EXERCISE REQUIREMENTS: Leave the pictures out and retype the lines from the beginning through the line with "3.5, 4, 4.5, 5];", both ends included.

DATA EXCERPT:

◇ ◇ ◇

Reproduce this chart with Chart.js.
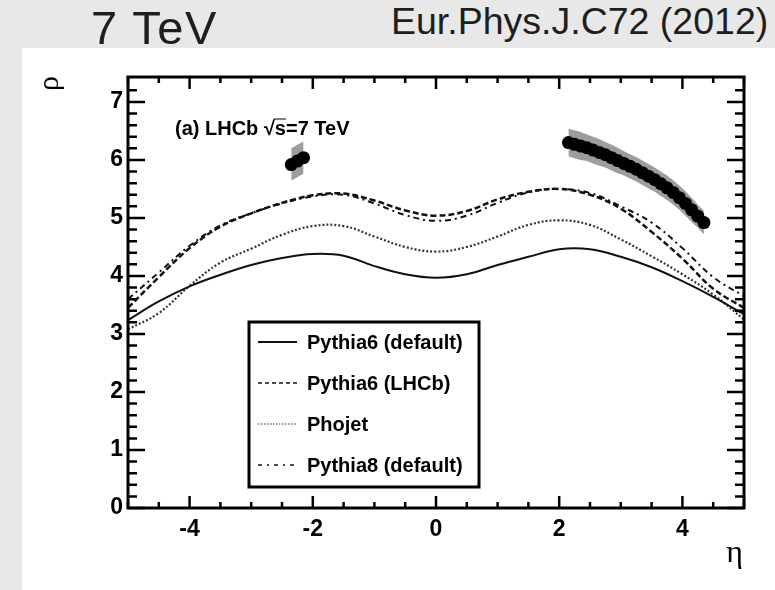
<!DOCTYPE html>
<html>
<head>
<meta charset="utf-8">
<script src="https://cdn.jsdelivr.net/npm/chart.js@4"></script>
<style>
  body { margin: 0; background: #e8e8e8; width: 775px; height: 590px; overflow: hidden; position: relative;
         font-family: 'Liberation Sans', Arial, sans-serif; }
  .head { position: absolute; color: #1e1e1e; line-height: 1; white-space: nowrap; z-index: 2; }
  #energy { left: 91px; top: 4px; font-size: 47px; letter-spacing: 1.5px; }
  #ref { left: 391px; top: 3px; font-size: 37.5px; }
  #panel { position: absolute; left: 22px; top: 48px; width: 753px; height: 542px; background: #fff; }
</style>
</head>
<body>
<div class="head" id="energy">7 TeV</div>
<div class="head" id="ref">Eur.Phys.J.C72 (2012)</div>
<div id="panel"><canvas id="rhoChart" width="753" height="542"></canvas></div>
<script>
// eta grid for the generator predictions
const etaGrid = [-5, -4.5, -4, -3.5, -3, -2.5, -2, -1.5, -1, -0.5, 0, 0.5, 1, 1.5, 2, 2.5, 3, 3.5, 4, 4.5, 5];

const pythia6Default = [3.24, 3.56, 3.82, 4.02, 4.19, 4.31, 4.38, 4.35, 4.17, 4.03, 3.97, 4.03, 4.19, 4.33, 4.46, 4.46, 4.33, 4.15, 3.91, 3.64, 3.34];
const pythia6LHCb   = [3.45, 3.98, 4.48, 4.85, 5.08, 5.26, 5.39, 5.42, 5.30, 5.13, 5.04, 5.12, 5.32, 5.45, 5.50, 5.40, 5.16, 4.76, 4.30, 3.78, 3.45];
const phojet        = [3.08, 3.36, 3.83, 4.23, 4.47, 4.71, 4.86, 4.86, 4.68, 4.50, 4.42, 4.50, 4.68, 4.88, 4.96, 4.88, 4.63, 4.34, 4.03, 3.68, 3.25];
const pythia8Default = [3.60, 4.06, 4.52, 4.87, 5.08, 5.25, 5.37, 5.40, 5.25, 5.05, 4.95, 5.04, 5.26, 5.44, 5.50, 5.43, 5.20, 4.92, 4.48, 3.98, 3.65];

// LHCb measurement, backward and forward acceptance
const etaBackward = [-2.35, -2.25, -2.15];
const rhoBackward = [5.92, 5.98, 6.04];
const errBackward = [0.28, 0.28, 0.28];

const etaForward = [2.15, 2.25, 2.35, 2.45, 2.55, 2.65, 2.75, 2.85, 2.95, 3.05, 3.15, 3.25,
                    3.35, 3.45, 3.55, 3.65, 3.75, 3.85, 3.95, 4.05, 4.15, 4.25, 4.35];
const rhoForward = [6.30, 6.27, 6.24, 6.21, 6.17, 6.13, 6.09, 6.04, 5.99, 5.94, 5.89, 5.84,
                    5.78, 5.72, 5.66, 5.59, 5.52, 5.44, 5.35, 5.25, 5.14, 5.03, 4.92];
const errForward = [0.24, 0.24, 0.24, 0.23, 0.23, 0.23, 0.22, 0.22, 0.22, 0.21, 0.21, 0.21,
                    0.21, 0.21, 0.21, 0.21, 0.21, 0.21, 0.21, 0.21, 0.21, 0.20, 0.20];

const xTicks = [-4, -2, 0, 2, 4];
const yTicks = [0, 1, 2, 3, 4, 5, 6, 7];

const FONT = "'Liberation Sans', Arial, sans-serif";
const SERIF = "'Liberation Serif', 'DejaVu Serif', serif";

const pts = (xs, ys) => xs.map((x, i) => ({ x: x, y: ys[i] }));
const shifted = (xs, ys, es, sign) => xs.map((x, i) => ({ x: x, y: ys[i] + sign * es[i] }));

function curve(label, values, dash, width, color) {
    return {
        label: label,
        data: pts(etaGrid, values),
        borderColor: color,
        borderWidth: width,
        borderDash: dash,
        pointRadius: 0,
        fill: false,
        tension: 0.4,
        order: 1,
        isModel: true
    };
}

function band(xs, ys, es, sign) {
    return {
        data: shifted(xs, ys, es, sign),
        borderWidth: 0,
        pointRadius: 0,
        backgroundColor: '#9d9d9d',
        fill: sign < 0 ? '-1' : false,
        order: 2
    };
}

// frame with inward ticks on all four sides, ROOT style
const frame = {
    id: 'frame',
    afterDatasetsDraw(chart) {
        const { ctx, chartArea: a, scales: { x, y } } = chart;
        ctx.save();
        ctx.strokeStyle = '#000';
        ctx.lineWidth = 2.5;
        ctx.beginPath();
        for (let v = -5; v <= 5.001; v += 0.5) {
            const px = x.getPixelForValue(v);
            const len = Math.abs(v % 2) < 1e-6 ? 12 : 6;
            ctx.moveTo(px, a.bottom); ctx.lineTo(px, a.bottom - len);
            ctx.moveTo(px, a.top); ctx.lineTo(px, a.top + len);
        }
        for (let v = 0; v <= 7.4; v += 0.2) {
            const py = y.getPixelForValue(v);
            const len = Math.abs(v - Math.round(v)) < 1e-6 ? 17 : 9;
            ctx.moveTo(a.left, py); ctx.lineTo(a.left + len, py);
            ctx.moveTo(a.right, py); ctx.lineTo(a.right - len, py);
        }
        ctx.stroke();
        ctx.lineWidth = 3;
        ctx.strokeRect(a.left, a.top, a.right - a.left, a.bottom - a.top);

        // experiment label
        ctx.fillStyle = '#000';
        ctx.font = 'bold 20px ' + FONT;
        ctx.textBaseline = 'alphabetic';
        const tx = a.left + 47, ty = a.top + 58;
        const pre = '(a) LHCb \u221A';
        ctx.fillText(pre + 's=7 TeV', tx, ty);
        const sx = tx + ctx.measureText(pre).width;
        const sw = ctx.measureText('s').width;
        ctx.lineWidth = 1;
        ctx.beginPath();
        ctx.moveTo(sx - 1, ty - 16); ctx.lineTo(sx + sw, ty - 16);
        ctx.stroke();

        // axis symbols
        ctx.font = '30px ' + SERIF;
        ctx.save();
        ctx.translate(36, a.top + 14);
        ctx.rotate(-Math.PI / 2);
        ctx.textAlign = 'left';
        ctx.fillText('\u03C1', 0, 0);
        ctx.restore();
        ctx.font = '32px ' + SERIF;
        ctx.textAlign = 'right';
        ctx.fillText('\u03B7', a.right - 1, a.bottom + 54);
        ctx.restore();
    }
};

// boxed legend inside the plot area
const boxLegend = {
    id: 'boxLegend',
    afterDraw(chart) {
        const { ctx, chartArea: a } = chart;
        const left = a.left + 121, top = a.top + 245, w = 230, h = 165;
        ctx.save();
        ctx.fillStyle = '#fff';
        ctx.fillRect(left, top, w, h);
        ctx.strokeStyle = '#000';
        ctx.lineWidth = 3;
        ctx.strokeRect(left, top, w, h);
        const rows = [265, 306, 347, 388];
        const samples = [[], [4, 3], [1.5, 1.5], [4, 5, 2, 5]];
        const models = chart.data.datasets.filter(d => d.isModel);
        models.forEach((d, i) => {
            const yy = a.top + rows[i];
            ctx.beginPath();
            ctx.setLineDash(samples[i]);
            ctx.lineWidth = i === 0 ? 2 : 1.5;
            ctx.strokeStyle = i === 2 ? '#777' : '#111';
            ctx.moveTo(a.left + 130, yy);
            ctx.lineTo(a.left + 169, yy);
            ctx.stroke();
            ctx.setLineDash([]);
            ctx.fillStyle = '#000';
            ctx.font = 'bold 20px ' + FONT;
            ctx.textBaseline = 'middle';
            ctx.fillText(d.label, a.left + 179, yy + 1);
        });
        ctx.restore();
    }
};

const ctx = document.getElementById('rhoChart');

const data = {
    datasets: [
        {
            label: 'LHCb',
            data: pts(etaBackward, rhoBackward).concat(pts(etaForward, rhoForward)),
            showLine: false,
            pointRadius: 6.5,
            pointBackgroundColor: '#000',
            pointBorderWidth: 0,
            order: 0
        },
        curve('Pythia6 (default)', pythia6Default, [], 2, '#111'),
        curve('Pythia6 (LHCb)', pythia6LHCb, [6, 3], 2.5, '#111'),
        curve('Phojet', phojet, [2, 2], 2.2, '#333'),
        curve('Pythia8 (default)', pythia8Default, [6, 4, 2, 4], 2, '#111'),
        band(etaBackward, rhoBackward, errBackward, 1),
        band(etaBackward, rhoBackward, errBackward, -1),
        band(etaForward, rhoForward, errForward, 1),
        band(etaForward, rhoForward, errForward, -1)
    ]
};

const tickFont = { family: FONT, size: 23, weight: 'bold' };

new Chart(ctx, {
    type: 'line',
    data: data,
    options: {
        responsive: false,
        animation: false,
        layout: { padding: { top: 29, right: 31, left: 0, bottom: 0 } },
        plugins: {
            legend: { display: false },
            tooltip: { enabled: false }
        },
        scales: {
            x: {
                type: 'linear',
                min: -5,
                max: 5,
                grid: { display: false, drawTicks: false },
                border: { display: false },
                ticks: { padding: 8, color: '#000', font: tickFont, maxRotation: 0, callback: v => String(v) },
                afterBuildTicks: s => { s.ticks = xTicks.map(v => ({ value: v })); },
                afterFit: s => { s.height = 82; }
            },
            y: {
                type: 'linear',
                min: 0,
                max: 7.43,
                grid: { display: false, drawTicks: false },
                border: { display: false },
                ticks: { padding: 5, color: '#000', font: tickFont, callback: v => String(v) },
                afterBuildTicks: s => { s.ticks = yTicks.map(v => ({ value: v })); },
                afterFit: s => { s.width = 106; }
            }
        }
    },
    plugins: [frame, boxLegend]
});
</script>
</body>
</html>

◇ ◇ ◇

THE OUTPUT:
Reproduce this chart with Chart.js.
<!DOCTYPE html>
<html>
<head>
<meta charset="utf-8">
<script src="https://cdn.jsdelivr.net/npm/chart.js@4"></script>
<style>
  body { margin: 0; background: #e8e8e8; width: 775px; height: 590px; overflow: hidden; position: relative;
         font-family: 'Liberation Sans', Arial, sans-serif; }
  .head { position: absolute; color: #1e1e1e; line-height: 1; white-space: nowrap; z-index: 2; }
  #energy { left: 91px; top: 4px; font-size: 47px; letter-spacing: 1.5px; }
  #ref { left: 391px; top: 3px; font-size: 37.5px; }
  #panel { position: absolute; left: 22px; top: 48px; width: 753px; height: 542px; background: #fff; }
</style>
</head>
<body>
<div class="head" id="energy">7 TeV</div>
<div class="head" id="ref">Eur.Phys.J.C72 (2012)</div>
<div id="panel"><canvas id="rhoChart" width="753" height="542"></canvas></div>
<script>
// eta grid for the generator predictions
const etaGrid = [-5, -4.5, -4, -3.5, -3, -2.5, -2, -1.5, -1, -0.5, 0, 0.5, 1, 1.5, 2, 2.5, 3, 3.5, 4, 4.5, 5];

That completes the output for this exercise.